After a decade of legal uncertainty, the supreme court of Zimbabwe has clarified a contentious problem relating to whether spouses are legally obliged to bequeath their property to each other. The courts have been divided over the issue for some time. Some have taken the view, now upheld by the supreme court, that a spouse, not married in community of property, has testamentary freedom. Others said that a will effectively disinheriting the other spouse was unlawful. Moreover, it had a disproportionate effect on women and would thus be unconstitutional. A judgment written by Chief Justice Luke Malaba and with the unanimous agreement of four of his colleagues, has brought certainty to the question. They found that a will is not invalid merely because the testator bequeaths property to someone other than the surviving spouse. Where there was no will, however, or where the couple were married in community of property, a different law and a different legal regime apply.
For the last 10 years, judges of Zimbabwe’s high court have been surprisingly divided about what you might think is a fairly straightforward question: does a spouse married out of community of property have the right, in making a will, to leave his or her property to someone who is not the other spouse?
For example, is a husband obliged to leave a house he owns to his wife, or is he free to bequeath it to someone else? And what if the husband and wife own a half share each? In such a case, would a will be valid if the deceased spouse left his or her share to someone other than the surviving spouse?
The answer may seem pretty obvious, especially given that in Zimbabwe, like most countries, there is freedom of testation so that someone making a will may dispose of their property as they wish. But the possibility that many women will be negatively affected if a husband may leave his property, for example, his share of a jointly owned house, to someone other than the widow, means this has become a matter for widespread discussion.
High court judges have given decisions that go both ways on the question. While some have agreed that a spouse is free to bequeath their own property to whomever they should see fit, other judges have held that property, in particular the family home, must be left to the surviving spouse. Otherwise, according to this view, the will would be invalid.
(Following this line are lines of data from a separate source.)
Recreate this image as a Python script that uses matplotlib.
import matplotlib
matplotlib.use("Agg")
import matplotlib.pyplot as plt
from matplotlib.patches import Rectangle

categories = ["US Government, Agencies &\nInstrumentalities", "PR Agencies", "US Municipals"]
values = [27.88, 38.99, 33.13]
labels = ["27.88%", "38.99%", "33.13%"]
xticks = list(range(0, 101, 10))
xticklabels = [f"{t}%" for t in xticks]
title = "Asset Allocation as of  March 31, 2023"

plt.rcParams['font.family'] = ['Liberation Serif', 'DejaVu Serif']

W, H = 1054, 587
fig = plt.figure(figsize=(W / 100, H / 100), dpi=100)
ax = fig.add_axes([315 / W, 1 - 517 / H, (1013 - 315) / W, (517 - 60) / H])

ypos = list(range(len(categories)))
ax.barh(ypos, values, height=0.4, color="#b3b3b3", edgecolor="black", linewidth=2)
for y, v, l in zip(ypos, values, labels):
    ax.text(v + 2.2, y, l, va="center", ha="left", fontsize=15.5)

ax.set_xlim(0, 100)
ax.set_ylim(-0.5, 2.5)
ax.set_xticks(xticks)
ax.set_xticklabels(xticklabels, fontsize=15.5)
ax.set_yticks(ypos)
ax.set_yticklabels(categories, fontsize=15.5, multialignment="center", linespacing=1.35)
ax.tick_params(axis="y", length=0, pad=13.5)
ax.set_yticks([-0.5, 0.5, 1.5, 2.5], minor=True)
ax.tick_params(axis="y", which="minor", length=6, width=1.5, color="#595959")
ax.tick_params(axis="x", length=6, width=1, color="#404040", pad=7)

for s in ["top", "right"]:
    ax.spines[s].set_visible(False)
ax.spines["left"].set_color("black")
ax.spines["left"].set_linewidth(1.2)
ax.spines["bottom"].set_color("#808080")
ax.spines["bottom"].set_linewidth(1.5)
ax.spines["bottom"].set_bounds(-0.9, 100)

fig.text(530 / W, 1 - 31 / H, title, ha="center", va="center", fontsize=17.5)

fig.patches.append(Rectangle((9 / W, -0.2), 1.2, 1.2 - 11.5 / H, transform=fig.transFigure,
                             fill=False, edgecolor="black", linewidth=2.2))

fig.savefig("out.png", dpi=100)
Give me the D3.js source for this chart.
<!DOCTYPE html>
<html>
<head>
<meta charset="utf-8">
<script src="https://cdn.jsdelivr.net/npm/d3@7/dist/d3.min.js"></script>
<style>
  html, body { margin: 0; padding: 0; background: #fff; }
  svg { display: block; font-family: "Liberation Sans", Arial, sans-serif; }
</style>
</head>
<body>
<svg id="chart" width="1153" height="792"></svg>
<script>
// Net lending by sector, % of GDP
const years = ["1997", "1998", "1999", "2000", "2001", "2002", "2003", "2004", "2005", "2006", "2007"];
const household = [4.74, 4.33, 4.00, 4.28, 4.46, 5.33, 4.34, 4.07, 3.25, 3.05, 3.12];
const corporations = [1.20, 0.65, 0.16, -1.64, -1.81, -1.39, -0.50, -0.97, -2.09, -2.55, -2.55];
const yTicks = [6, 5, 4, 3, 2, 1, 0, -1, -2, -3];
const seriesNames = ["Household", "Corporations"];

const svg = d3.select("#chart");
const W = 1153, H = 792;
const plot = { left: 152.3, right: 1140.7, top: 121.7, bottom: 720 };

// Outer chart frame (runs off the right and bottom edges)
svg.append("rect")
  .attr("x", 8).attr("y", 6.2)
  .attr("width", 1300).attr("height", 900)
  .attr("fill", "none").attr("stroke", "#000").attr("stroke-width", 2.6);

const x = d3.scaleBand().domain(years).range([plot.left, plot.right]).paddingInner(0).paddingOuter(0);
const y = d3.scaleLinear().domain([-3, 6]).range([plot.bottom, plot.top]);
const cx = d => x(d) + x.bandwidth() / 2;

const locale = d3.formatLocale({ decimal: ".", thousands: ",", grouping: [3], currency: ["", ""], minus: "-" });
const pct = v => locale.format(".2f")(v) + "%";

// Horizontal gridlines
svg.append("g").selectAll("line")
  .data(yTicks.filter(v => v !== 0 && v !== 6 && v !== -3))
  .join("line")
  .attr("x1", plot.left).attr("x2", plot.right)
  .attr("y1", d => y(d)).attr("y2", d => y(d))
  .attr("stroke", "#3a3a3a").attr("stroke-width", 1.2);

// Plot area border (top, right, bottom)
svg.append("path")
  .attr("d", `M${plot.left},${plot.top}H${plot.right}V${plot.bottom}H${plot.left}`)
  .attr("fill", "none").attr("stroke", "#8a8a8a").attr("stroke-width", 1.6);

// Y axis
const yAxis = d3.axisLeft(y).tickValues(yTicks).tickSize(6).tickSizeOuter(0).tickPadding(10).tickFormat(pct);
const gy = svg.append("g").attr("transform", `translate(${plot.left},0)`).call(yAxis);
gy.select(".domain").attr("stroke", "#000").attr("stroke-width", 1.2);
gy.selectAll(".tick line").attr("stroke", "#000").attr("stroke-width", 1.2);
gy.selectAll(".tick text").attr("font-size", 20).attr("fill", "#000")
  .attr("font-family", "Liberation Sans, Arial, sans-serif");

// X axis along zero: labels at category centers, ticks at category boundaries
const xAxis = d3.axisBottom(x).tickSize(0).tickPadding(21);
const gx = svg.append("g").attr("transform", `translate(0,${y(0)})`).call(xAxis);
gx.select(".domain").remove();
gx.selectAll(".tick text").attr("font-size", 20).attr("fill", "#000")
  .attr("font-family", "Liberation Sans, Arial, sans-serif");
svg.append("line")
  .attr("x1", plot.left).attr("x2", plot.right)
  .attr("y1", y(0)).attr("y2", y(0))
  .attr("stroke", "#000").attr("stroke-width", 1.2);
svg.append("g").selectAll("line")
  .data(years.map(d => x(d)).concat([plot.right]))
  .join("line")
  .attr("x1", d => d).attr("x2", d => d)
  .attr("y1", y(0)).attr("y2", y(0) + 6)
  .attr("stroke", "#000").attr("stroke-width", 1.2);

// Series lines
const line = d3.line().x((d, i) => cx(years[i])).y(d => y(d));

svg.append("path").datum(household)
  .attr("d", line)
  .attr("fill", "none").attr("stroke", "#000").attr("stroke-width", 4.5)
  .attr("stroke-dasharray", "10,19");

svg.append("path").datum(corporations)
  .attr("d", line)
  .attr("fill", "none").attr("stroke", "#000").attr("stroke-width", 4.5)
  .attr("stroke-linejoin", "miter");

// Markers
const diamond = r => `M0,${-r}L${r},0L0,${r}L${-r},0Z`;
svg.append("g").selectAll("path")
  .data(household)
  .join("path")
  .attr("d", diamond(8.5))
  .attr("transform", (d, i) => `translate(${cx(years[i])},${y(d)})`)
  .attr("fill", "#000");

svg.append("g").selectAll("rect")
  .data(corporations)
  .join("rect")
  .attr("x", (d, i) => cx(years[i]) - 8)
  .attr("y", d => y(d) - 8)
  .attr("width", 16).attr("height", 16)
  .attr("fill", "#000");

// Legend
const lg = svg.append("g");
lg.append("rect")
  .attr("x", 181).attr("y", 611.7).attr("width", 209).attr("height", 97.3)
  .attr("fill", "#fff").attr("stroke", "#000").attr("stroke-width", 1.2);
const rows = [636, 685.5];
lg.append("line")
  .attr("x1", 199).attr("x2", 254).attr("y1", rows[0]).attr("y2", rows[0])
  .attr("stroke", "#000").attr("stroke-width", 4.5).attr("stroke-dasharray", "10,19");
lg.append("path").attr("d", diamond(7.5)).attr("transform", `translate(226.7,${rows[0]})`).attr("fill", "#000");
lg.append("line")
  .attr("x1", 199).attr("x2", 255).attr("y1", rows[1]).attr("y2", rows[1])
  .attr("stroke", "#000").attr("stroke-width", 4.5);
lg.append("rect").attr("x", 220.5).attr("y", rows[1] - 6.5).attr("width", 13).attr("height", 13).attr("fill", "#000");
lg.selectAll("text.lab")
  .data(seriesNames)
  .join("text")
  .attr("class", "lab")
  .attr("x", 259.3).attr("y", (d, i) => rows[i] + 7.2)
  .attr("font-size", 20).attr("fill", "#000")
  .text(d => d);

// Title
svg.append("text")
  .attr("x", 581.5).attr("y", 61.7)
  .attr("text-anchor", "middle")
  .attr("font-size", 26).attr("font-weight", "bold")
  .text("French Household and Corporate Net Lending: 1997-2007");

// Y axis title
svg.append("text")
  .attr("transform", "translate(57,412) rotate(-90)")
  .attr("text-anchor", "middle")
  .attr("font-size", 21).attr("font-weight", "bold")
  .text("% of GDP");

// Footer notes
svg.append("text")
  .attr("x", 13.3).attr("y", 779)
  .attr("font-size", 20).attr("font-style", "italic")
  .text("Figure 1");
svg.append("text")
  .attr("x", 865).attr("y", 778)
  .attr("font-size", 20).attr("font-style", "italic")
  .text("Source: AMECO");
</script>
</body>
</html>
Faced with this growing divide, the supreme court has stepped in to give a final answer. A court of five supreme court judges was specially constituted to hear the case. The bench included Chief Justice Luke Malaba who wrote the decision with the unanimous agreement of the other four.
Right up front the court spells out the essence of its finding: ‘The law of testamentary disposition, which is based on the universal principle of equality of men and women, gives a right to a person married out of community of property to dispose of his or her estate by will to whomsoever he or she chooses. Decisions of the high court to the effect that a testator is … bound to leave his or her property to the husband or wife and declaring [wills] to the contrary to be void are inconsistent with the law. They should no longer be followed.’
The case that brought the dispute into sharp focus involved the will of twice-married Aaron Chigwada. He and his first wife had six children together. After they divorced, he married for a second time. He and his new wife, Penelope, became the joint owners of a house in Harare, each owning a half share in it.
Some four years before his death in 2011, the husband made a will leaving his half share in the joint property to a son from his first marriage.
Following Aaron’s death and the discovery of his will, the widow asked the high court to intervene. According to ‘teachings at her church’, the widow believed that she had a ‘right’ to inherit the estate regardless of the provisions of her deceased spouse’s will.
The crucial question was whether the will was valid, given its provision that the husband’s share in the house be left to a child from the first marriage. The widow argued that the will was surely void because her husband did not leave his share of the house to her.
The high court found in favour of the widow but the son, due to inherit under the will, appealed to the supreme court.
The five supreme court judges disagreed with the high court. They said the section of the Deceased Estates Succession quoted by the high court only related to intestate estates and had ‘nothing to do with the … right of a testator to dispose of his or her property to whomsoever he or she chooses’.
Section 5 of the Wills Act said that no provision in a will should prejudice the rights of anyone to whom the deceased was married ‘to a share in the deceased’s estate or in the spouses’ joint estate in terms of any law governing the property rights of married persons.’
But, said counsel for the son who had ostensibly inherited the father’s half of the house, the mother’s half share had not been bequeathed to anyone. If parliament had meant the law to take away the right to testamentary freedom, it would have been such a radical departure that express provisions would surely have been used to spell it out.
Counsel for the widow said that most of those who challenged wills in such cases were women. It might appear to be gender neutral that any testator could disinherit a surviving spouse of a share of the matrimonial house, but it most adversely affected women. To interpret the law to permit effective disinheritance was inconsistent with the constitution and its concern to protect the vulnerable.
The court said the law made clear that a spouse was entitled to inherit the matrimonial house and its chattels where this was the surviving spouse of someone who died without a will. That was not what happened in the Chigwada case as the deceased in this matter had left a valid testament.